With this in mind, a recent campaigner I'm in touch with noted a similar observations regarding Brexit:
The referendum has not even been called and by ...closing ears to other arguments at this early stage can [we] establish sufficient momentum to win?
This in a sense means a referendum is rather like sport; the cruel clarity means we either win or we don't. There's no middle way. But in another sense we also have to have momentum the closer we get to the poll.

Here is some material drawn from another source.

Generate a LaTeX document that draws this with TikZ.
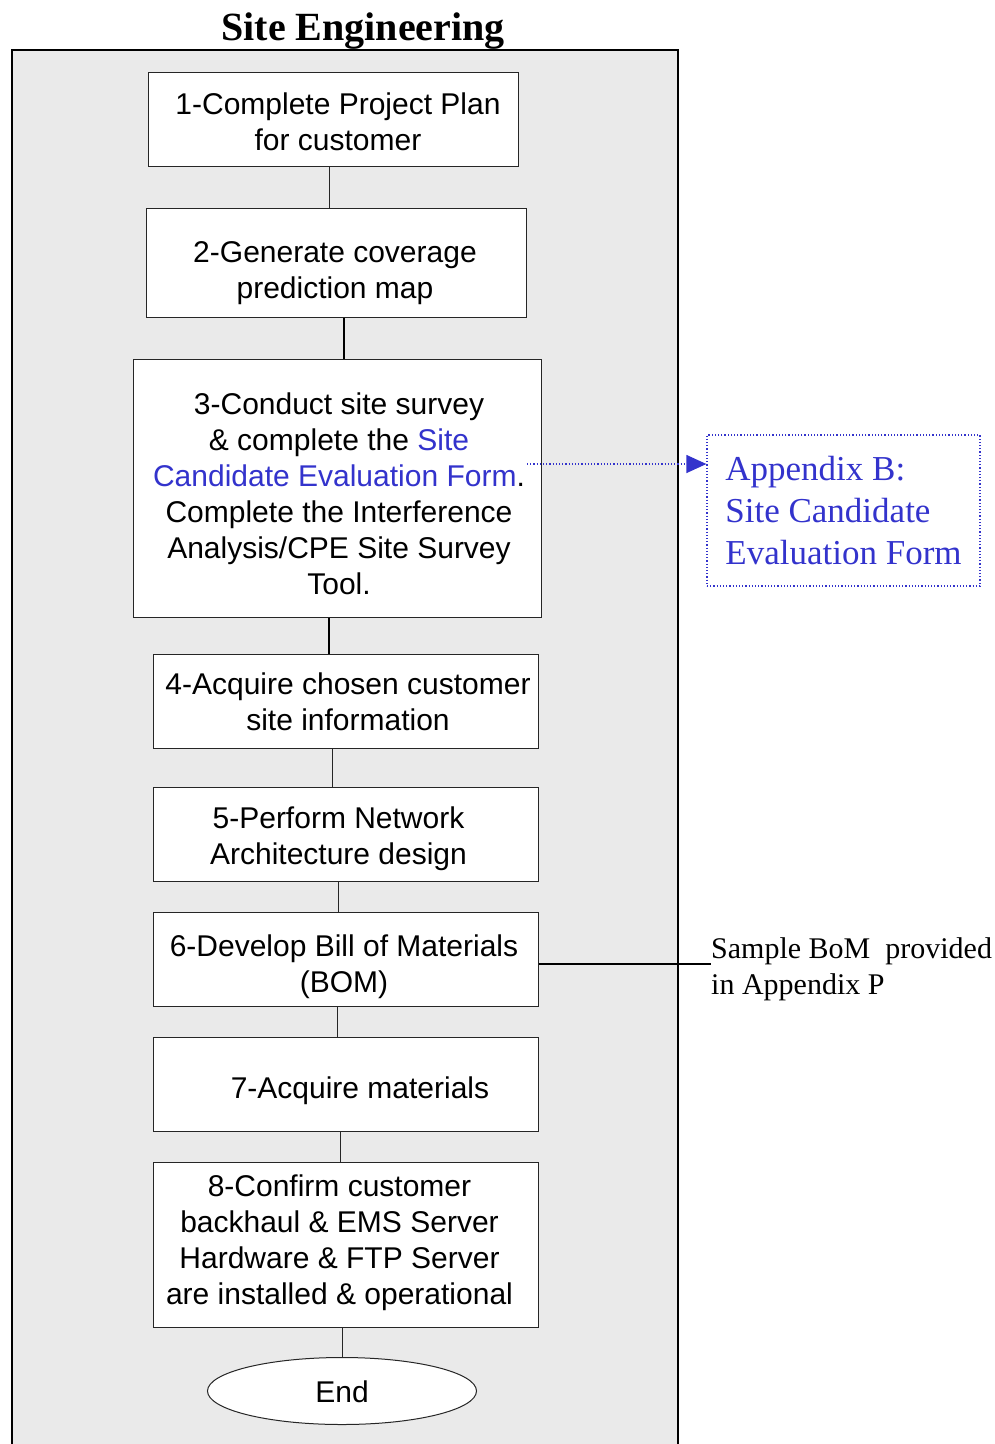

I'm minded to reflect on the words of Frank Dick, who describes himself as an inspiring motivational speaker and has been the President of the European Athletics Coaches Association, Member of the IAAF Coaches Commission, as well as Chair (and architect) of the IAAF Academy. He observed:
Progress, however, requires a high level of patience. When I became Director of Coaching in 1979 my objective was to develop a team to challenge for the European Cup. When Great Britain won that trophy in 1989, several journalists asked what had made the difference that year - as if the achievement was just some thing that had suddenly happened. I suggested that it was something like growing Chinese bamboo.
You plant the bamboo and make sure it has all the right nutrients, water and amount of sunlight.  Nothing happens in the first year, nor in the second year, nor the third. In fact, you do not even get a single green shoot in the fourth year.  In the fifth, over a period of six weeks, it grows 30 metres! I do not think that my knowledge of Chinese horticulture impressed the journalists, but the point was made.
Success is not achieved by chance; it is necessary to work hard and allow time for development.  With a refined style of leadership which relies on constant evaluation and support, athletics will continue to grow and prosper.
In essence he asked the question did the bamboo grow 30 metres in six weeks or did it grow 30 metres in five years.

Hurrying off the starting blocks with no sense of strategy and momentum will get us nowhere.